The death of the Prince of Wales in 1612 cut off his hopes of preferment, and in the same year, after some hesitation, he accepted the family living of Alkerton, which he had refused during his father's lifetime. The following years he devoted to the study of chronology, and carried on a controversy with Scaliger; Lydiat's chronological discoveries are described in Robert Plot's Oxfordshire. He constructed a new Rectory, in Alkerton, in 1625. It is considered to be one of the finest small Rectories in the country.

In 1629 or 1630 he became surety for the debts of his brother, and being unable to pay was committed to prison, first in the Bocardo Prison at Oxford, and subsequently in the King's Bench, where he pursued his studies, spending what money he could upon books. The efforts of Sir William Boswell, Dr. Robert Pink (Warden of New College), Ussher (who is said to have paid £300 for him), and William Laud, ultimately led to his release. At this point he vainly petitioned the king for permission to travel in Turkey, Armenia, and Abyssinia, in order to collect materials for civil and ecclesiastical history.

Later, Lydiat's staunch royalism and uncompromising expression of his opinions brought him under the notice of the parliamentarians. His rectory was pillaged more than once, and he was carried off to prison, once to Warwick, and again to Banbury. He died at Alkerton, 3 April 1646, and was buried the next day in the chancel of his church.
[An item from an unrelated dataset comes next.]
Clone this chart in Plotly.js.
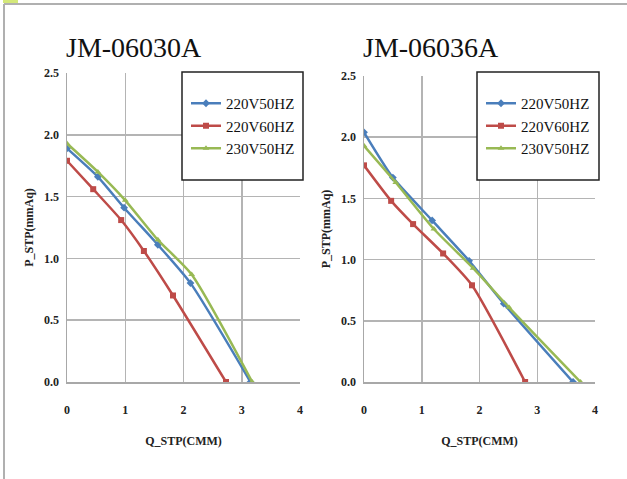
<!DOCTYPE html>
<html>
<head>
<meta charset="utf-8">
<script src="https://cdn.plot.ly/plotly-3.0.1.min.js"></script>
<style>
html,body{margin:0;padding:0;background:#fff;}
#chart{width:627px;height:479px;}
</style>
</head>
<body>
<div id="chart"></div>
<script>
// ---- Data ----
const seriesNames = ["220V50HZ", "220V60HZ", "230V50HZ"];
const chartTitles = ["JM-06030A", "JM-06036A"];

// JM-06030A
const a_q_220v50 = [0, 0.53, 0.98, 1.56, 2.12, 3.15];
const a_p_220v50 = [1.89, 1.66, 1.41, 1.11, 0.80, 0];
const a_q_220v60 = [0, 0.45, 0.93, 1.32, 1.82, 2.73];
const a_p_220v60 = [1.79, 1.56, 1.31, 1.06, 0.70, 0];
const a_q_230v50 = [0, 0.53, 1.00, 1.56, 2.14, 3.18];
const a_p_230v50 = [1.93, 1.70, 1.47, 1.15, 0.87, 0];

// JM-06036A
const b_q_220v50 = [0, 0.50, 1.18, 1.82, 2.42, 3.62];
const b_p_220v50 = [2.04, 1.67, 1.32, 0.99, 0.64, 0];
const b_q_220v60 = [0, 0.47, 0.85, 1.37, 1.87, 2.79];
const b_p_220v60 = [1.77, 1.48, 1.29, 1.05, 0.79, 0];
const b_q_230v50 = [0, 0.55, 1.21, 1.89, 2.51, 3.75];
const b_p_230v50 = [1.93, 1.63, 1.25, 0.93, 0.61, 0];

const xTickVals = [0, 1, 2, 3, 4];
const yTickVals = [0, 0.5, 1.0, 1.5, 2.0, 2.5];
const xTitle = "Q_STP(CMM)";
const yTitle = "P_STP(mmAq)";

// ---- Styles ----
const colors = ["#4a7ebb", "#be4b48", "#98b954"];
const symbols = ["diamond", "square", "triangle-up"];
const W = 627, H = 479;
const px = v => v / W;
const py = v => 1 - v / H;
const serif = "Liberation Serif";

function mk(x, y, i, xa, ya, lg) {
  return {
    x: x, y: y, name: seriesNames[i], type: "scatter", mode: "lines+markers",
    xaxis: xa, yaxis: ya, legend: lg,
    line: {color: colors[i], width: 2.5, shape: "spline", smoothing: 0.6},
    marker: {color: colors[i], symbol: symbols[i], size: 6}
  };
}

const data = [
  mk(a_q_220v50, a_p_220v50, 0, "x", "y", "legend"),
  mk(a_q_220v60, a_p_220v60, 1, "x", "y", "legend"),
  mk(a_q_230v50, a_p_230v50, 2, "x", "y", "legend"),
  mk(b_q_220v50, b_p_220v50, 0, "x2", "y2", "legend2"),
  mk(b_q_220v60, b_p_220v60, 1, "x2", "y2", "legend2"),
  mk(b_q_230v50, b_p_230v50, 2, "x2", "y2", "legend2")
];

const tickFont = {family: serif, size: 12, color: "#222", weight: "bold"};
const titleFont = {family: serif, size: 12, color: "#222", weight: "bold"};

function xax(dom, anchor) {
  return {
    domain: dom, anchor: anchor, range: [0, 4], tickvals: xTickVals,
    showgrid: true, gridcolor: "#b4b4b4", gridwidth: 1.5,
    zeroline: false, showline: true, linecolor: "#a8a8a8", linewidth: 1.5,
    ticks: "", ticklabelstandoff: 16, tickfont: tickFont,
    title: {text: xTitle, font: titleFont, standoff: 20}, fixedrange: true
  };
}
function yax(dom, anchor) {
  return {
    domain: dom, anchor: anchor, range: [0, 2.5], tickvals: yTickVals, tickformat: ".1f",
    showgrid: true, gridcolor: "#b4b4b4", gridwidth: 1.5,
    zeroline: false, showline: true, linecolor: "#a8a8a8", linewidth: 1.5,
    ticks: "", ticklabelstandoff: 4, tickfont: tickFont,
    title: {text: yTitle, font: titleFont, standoff: 8}, fixedrange: true
  };
}

const legendFont = {family: serif, size: 15, color: "#111"};

const layout = {
  width: W, height: H,
  margin: {l: 0, r: 0, t: 0, b: 0},
  paper_bgcolor: "#fff", plot_bgcolor: "#fff",
  showlegend: true,
  font: {family: serif},
  xaxis: xax([px(67), px(300)], "y"),
  yaxis: yax([py(382), py(73)], "x"),
  xaxis2: xax([px(364), px(595)], "y2"),
  yaxis2: yax([py(382), py(76)], "x2"),
  legend: {x: px(186), y: py(87), xanchor: "left", yanchor: "top",
           bgcolor: "rgba(0,0,0,0)", borderwidth: 0, font: legendFont, tracegroupgap: 0},
  legend2: {x: px(481), y: py(87), xanchor: "left", yanchor: "top",
            bgcolor: "rgba(0,0,0,0)", borderwidth: 0, font: legendFont, tracegroupgap: 0},
  annotations: [
    {text: chartTitles[0], xref: "paper", yref: "paper", x: px(134), y: py(47),
     xanchor: "center", yanchor: "middle", showarrow: false,
     font: {family: serif, size: 28, color: "#111"}},
    {text: chartTitles[1], xref: "paper", yref: "paper", x: px(431), y: py(47),
     xanchor: "center", yanchor: "middle", showarrow: false,
     font: {family: serif, size: 28, color: "#111"}}
  ],
  shapes: [
    {type: "rect", xref: "paper", yref: "paper", x0: px(182), x1: px(303), y0: py(180), y1: py(72),
     line: {color: "#222", width: 1.5}, fillcolor: "#fff", layer: "above"},
    {type: "rect", xref: "paper", yref: "paper", x0: px(477), x1: px(599), y0: py(180), y1: py(72),
     line: {color: "#222", width: 1.5}, fillcolor: "#fff", layer: "above"},
    {type: "line", xref: "paper", yref: "paper", x0: px(4), x1: px(4), y0: py(4), y1: py(479),
     line: {color: "#b0b0b0", width: 2}},
    {type: "line", xref: "paper", yref: "paper", x0: px(4), x1: px(627), y0: py(4), y1: py(4),
     line: {color: "#b0b0b0", width: 2}},
    {type: "rect", xref: "paper", yref: "paper", x0: px(3), x1: px(18), y0: py(3), y1: py(0),
     line: {width: 0}, fillcolor: "#d4e87a"}
  ]
};

Plotly.newPlot("chart", data, layout, {displayModeBar: false, staticPlot: true});
</script>
</body>
</html>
In 1669 a stone was laid over his grave by the society of New College, who also erected a monument, with an inscription to his memory on a black marble table, at the north end of the east cloister of the college.

==Works==
Lydiat's published works were:

- Tractatus de variis Annorum formis, Lond. 1605.
- Praelectio Astronomica de Natura Coeli et conditionibus Elementorum. Disquisitio Physiologica de origine fontium (these two printed with the first).
- Defensio Tractatus de variis Annorum formis contra J. Scaligeri observationes, Lond. 1607, dedicated to Sir Anthony Cope of Hanwell.
- Examen Canonum Chronologiae Isagogieorum (printed with the 'Defensio').
- Emendatio Temporum ab initio Mundi . . . contra Scaligerum et alios, Lond. 1609.
- Recensio et Explicatio argumentorum — insertia brevibus confutationibus opinionum I. Scaligeranae, Baronianae. . . atque Johannis Keppleri, 1613.
- Solis et Lunae Periodus seu Annus Magnus, Lond. 1620.
- De Anni Solaris Mensura Epistola astronomica ad Hen. Savilium, Lond. 1620.
- Numerus Aureus mellioribus Lapillis insignatus, &c., Lond. 1621.
- Canones Chronologici, Oxford, 1675. Published from a manuscript in the library of John Lamphire.
- Letters to Dr. Jam. Ussher, Primate of Ireland. Printed at the end of Ussher's Life,' 1686, published by Richard Parr.
- Marmoreum Chronicon Arundelianum cum Annotationibus, of which manuscripts are in the Bodleian and Trinity College, Dublin; printed in Humphrey Prideaux's Marmora Oxoniensis.

Soon after Lydiat's death John Worthington and others made efforts to collect Lydiat's manuscripts with a view to having them printed. According to the Preface to Lydiat's Canones Chronologici, his manuscripts were carried off by a countryman to his cottage, where John Lamphire accidentally discovered them some years after Lydiat's death; others were presented to him by Robert Plot. These then passed, apparently, with the rest of Lamphire's property, into the hands of William Coward M.D., who presented to the Bodleian Library fifteen manuscripts.